La résonance de puissantes images poétiques, comme la musique de la langue, divisée en vers qui rythment la phrase et épousent le souffle de l’émotion, m’ont profondément inspiré. Ce sont des éléments essentiels de l’écriture claudélienne, en particulier dans cet « opéra de paroles ». De plus, l’insertion de chants liturgiques et populaires, de sons de cloches et de trompettes, ou encore le crépitement du feu, attestent de la présence constante et signifiante de la musique. Elle irrigue l’espace théâtral, en instaurant un accord intime avec l’action : la traversée des épreuves, la mort et la renaissance à la vie.
L’aspect expérimental que suppose la réalisation d’un opéra vous a-t-il permis d’aller plus loin dans le geste musical ?
La composition de cette œuvre s’est forcément nourrie de mes expériences antérieures, en particulier dans le domaine vocal. J’ai cherché à traduire en musique la symbolisation claudélienne, celle d’un drame passionnel et spirituel, son unité interne, son aspiration au sacré et son mystère, alliant théâtre, musique et poésie. J’ai fait appel à un ensemble instrumental aux couleurs contrastées de huit musiciens, complété par un dispositif électroacoustique réalisé par l’Ircam, qui offre un potentiel de développement des textures sonores et une certaine plasticité des timbres.
Qu’en est-il de l’écriture vocale ?
En lien avec le cheminement intérieur des six protagonistes, les parties chantées exigent une intelligibilité parfaite du texte et des récitatifs.

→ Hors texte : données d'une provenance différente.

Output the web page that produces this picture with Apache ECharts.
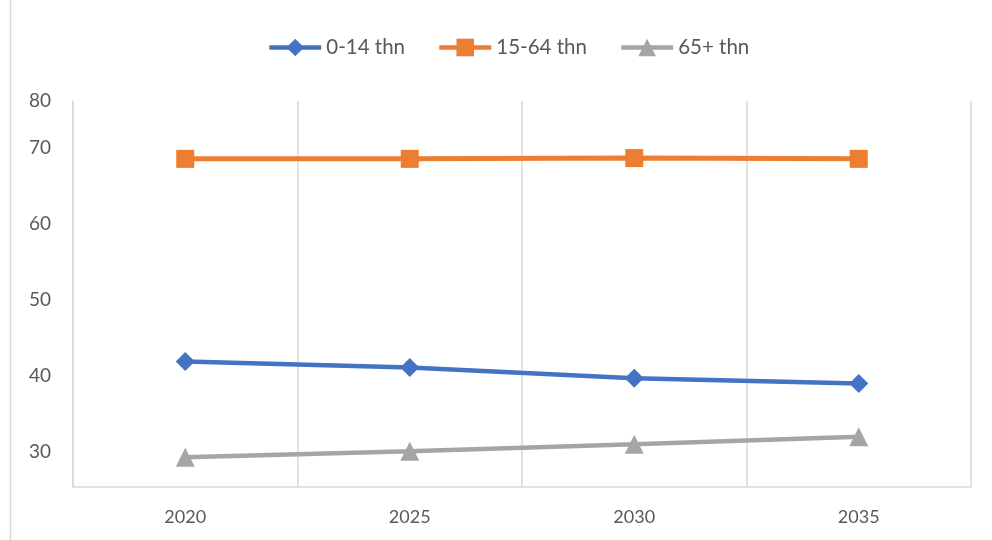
<!DOCTYPE html>
<html>
<head>
<meta charset="utf-8">
<script src="https://cdn.jsdelivr.net/npm/echarts@6/dist/echarts.min.js"></script>
<style>
  html, body { margin: 0; padding: 0; background: #fff; }
  #main_container { width: 992px; height: 540px; }
</style>
</head>
<body>
<div id="main_container"></div>
<script>
// data
var years = ["2020", "2025", "2030", "2035"];
var age0to14 = [41.9, 41.1, 39.7, 39.0];
var age15to64 = [68.5, 68.5, 68.6, 68.5];
var age65plus = [29.3, 30.1, 31.0, 32.0];

// y tick positions and the texts shown next to them (top one reads "80")
var yTickValues = [30, 40, 50, 60, 70, 76.1];
var yTickLabels = ["30", "40", "50", "60", "70", "80"];

var myChart = echarts.init(document.getElementById("main_container"));
var textColor = "#595959";
var lineGray = "#d9d9d9";

myChart.setOption({
  animation: false,
  textStyle: { fontFamily: "Lato" },
  graphic: [
    {
      type: "rect",
      shape: { x: 10.5, y: -5, width: 990, height: 560 },
      style: { fill: "none", stroke: lineGray, lineWidth: 1.5 },
    },
  ],
  legend: {
    top: 32,
    left: 262,
    itemWidth: 52,
    itemHeight: 22,
    itemGap: 32,
    lineStyle: { width: 4.5 },
    textStyle: { fontSize: 20.5, color: textColor, fontFamily: "Lato" },
    data: ["0-14 thn", "15-64 thn", "65+ thn"],
  },
  grid: {
    left: 73,
    right: 21,
    top: 101,
    bottom: 53,
  },
  xAxis: {
    type: "category",
    boundaryGap: true,
    data: years,
    axisLine: { show: true, lineStyle: { color: lineGray, width: 1.5 } },
    axisTick: { show: false },
    axisLabel: { fontSize: 18, color: textColor, margin: 21 },
    splitLine: { show: true, lineStyle: { color: lineGray, width: 1.5 } },
  },
  yAxis: {
    type: "value",
    min: 25.4,
    max: 76.1,
    axisLine: { show: true, lineStyle: { color: lineGray, width: 1.5 } },
    axisTick: { show: false },
    splitLine: { show: false },
    axisLabel: {
      fontSize: 19,
      color: textColor,
      margin: 22,
      customValues: yTickValues,
      formatter: function (v) {
        var i = yTickValues.indexOf(v);
        return i >= 0 ? yTickLabels[i] : "";
      },
    },
  },
  series: [
    {
      name: "0-14 thn",
      type: "line",
      data: age0to14,
      symbol: "diamond",
      symbolSize: 19,
      itemStyle: { color: "#4472c4" },
      lineStyle: { color: "#4472c4", width: 4.5 },
    },
    {
      name: "15-64 thn",
      type: "line",
      data: age15to64,
      symbol: "rect",
      symbolSize: 18,
      itemStyle: { color: "#ed7d31" },
      lineStyle: { color: "#ed7d31", width: 5 },
    },
    {
      name: "65+ thn",
      type: "line",
      data: age65plus,
      symbol: "triangle",
      symbolSize: 19,
      itemStyle: { color: "#a5a5a5" },
      lineStyle: { color: "#a5a5a5", width: 4.5 },
    },
  ],
});
</script>
</body>
</html>
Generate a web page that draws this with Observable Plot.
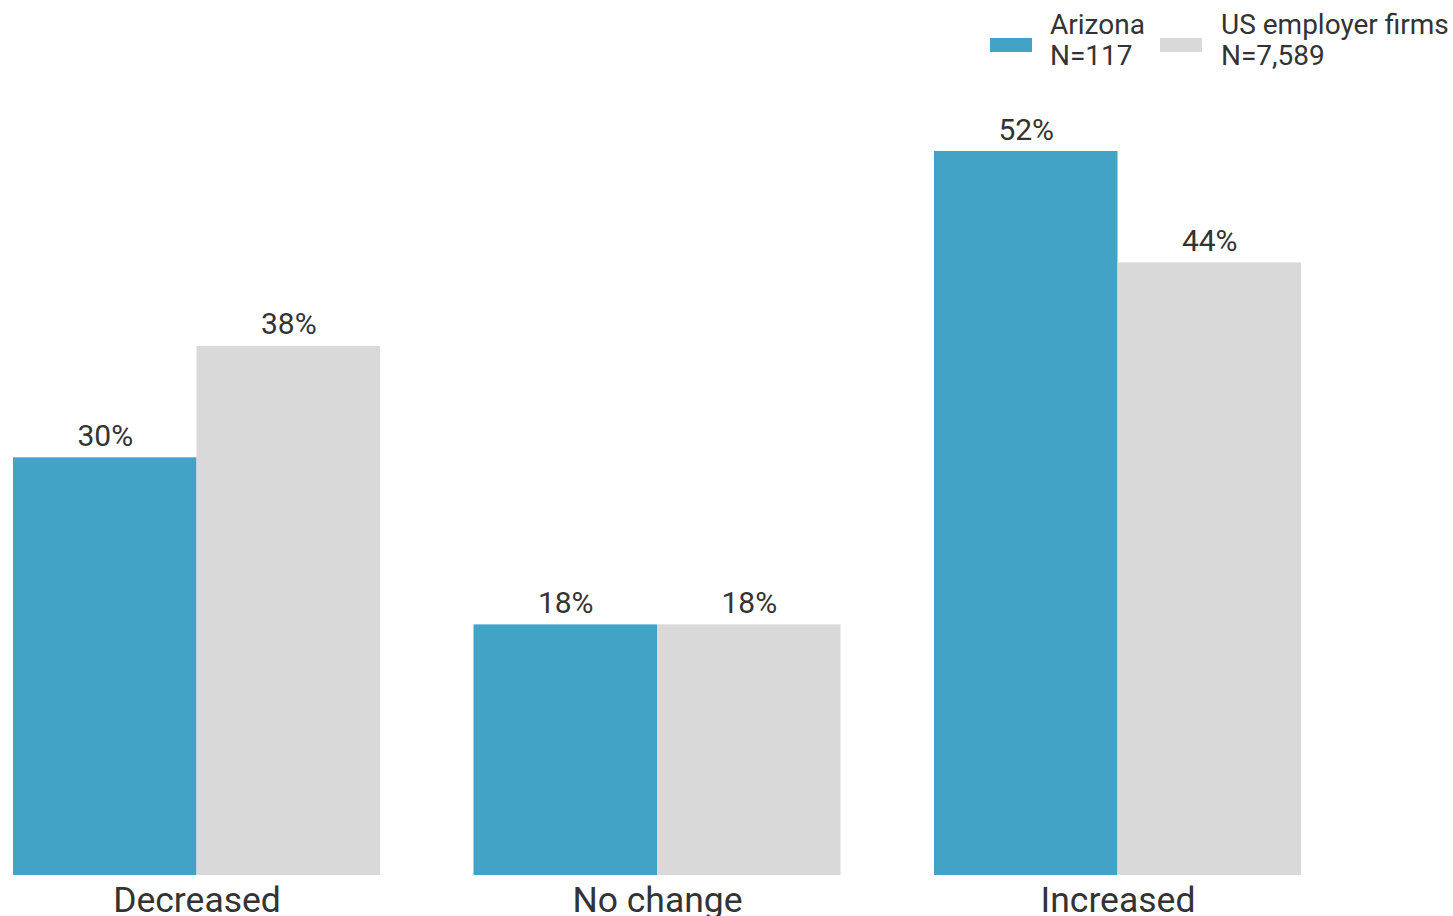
<!DOCTYPE html>
<html>
<head>
<meta charset="utf-8">
<script src="https://cdn.jsdelivr.net/npm/d3@7"></script>
<script src="https://cdn.jsdelivr.net/npm/@observablehq/plot@0.6"></script>
<style>
  html, body { margin: 0; padding: 0; background: #fff; }
  body { width: 1453px; height: 916px; overflow: hidden; position: relative; font-family: Roboto, sans-serif; }
  #chart { position: absolute; left: 0; top: 0; }
  .legend { position: absolute; top: 0; left: 0; font-family: Roboto, sans-serif; font-size: 28px; color: #333; }
  .sw { position: absolute; width: 42px; height: 14px; top: 38px; }
  .lt { position: absolute; top: 9px; line-height: 31px; white-space: nowrap; }
</style>
</head>
<body>
<div id="chart"></div>
<div class="legend" id="legend"></div>
<script>
const categories = ["Decreased", "No change", "Increased"];
const seriesNames = ["Arizona", "US employer firms"];
const seriesN = ["N=117", "N=7,589"];
const arizona = [30, 18, 52];
const usFirms = [38, 18, 44];
const colors = ["#42a3c7", "#d9d9d9"];

const data = [];
categories.forEach((c, i) => {
  data.push({category: c, series: seriesNames[0], value: arizona[i]});
  data.push({category: c, series: seriesNames[1], value: usFirms[i]});
});

const chart = Plot.plot({
  width: 1453,
  height: 916,
  marginLeft: 13,
  marginRight: 152,
  marginTop: 151,
  marginBottom: 41,
  style: {fontFamily: "Roboto, sans-serif", color: "#333", background: "#fff"},
  fx: {domain: categories, paddingInner: 0.203, paddingOuter: 0, round: false, label: null},
  x: {domain: seriesNames, padding: 0, round: false, axis: null},
  y: {domain: [0, 52], axis: null},
  color: {domain: seriesNames, range: colors},
  marks: [
    Plot.barY(data, {fx: "category", x: "series", y: "value", fill: "series"}),
    Plot.text(data, {fx: "category", x: "series", y: "value", text: d => d.value + "%",
      lineAnchor: "bottom", dy: -12, fontSize: 30, fill: "#333"}),
    Plot.axisFx({anchor: "bottom", tickSize: 0, tickPadding: 11, fontSize: 35.5, label: null, fill: "#333"})
  ]
});
document.getElementById("chart").appendChild(chart);

const legend = document.getElementById("legend");
const swLeft = [990, 1160];
const txtLeft = [1050, 1221];
seriesNames.forEach((s, i) => {
  const sw = document.createElement("div");
  sw.className = "sw";
  sw.style.left = swLeft[i] + "px";
  sw.style.background = colors[i];
  legend.appendChild(sw);
  const t = document.createElement("div");
  t.className = "lt";
  t.style.left = txtLeft[i] + "px";
  t.innerHTML = s + "<br>" + seriesN[i];
  legend.appendChild(t);
});
</script>
</body>
</html>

Les personnages sont portés, côté féminin, par les tessitures de soprano léger (Violaine Vercors), soprano dramatique (Mara Vercors) et mezzo-soprano (Élisabeth Vercors, la Mère). Côté masculin, ténor (Pierre de Craon), baryton Martin (Jacques Hury) et baryton-basse (Anne Vercors, le Père) complètent, avec un petit chœur, cette distribution. La singularité de la partition est la convocation troublante de la synthèse sonore de la voix de Claudel, qui intervient parfois dans l’action. J’ai souhaité que cette présence souligne la force littéraire et le message métaphysique de son œuvre. En somme, présenter sur scène un miracle crédible, avec une intensité et une évidence exceptionnelles.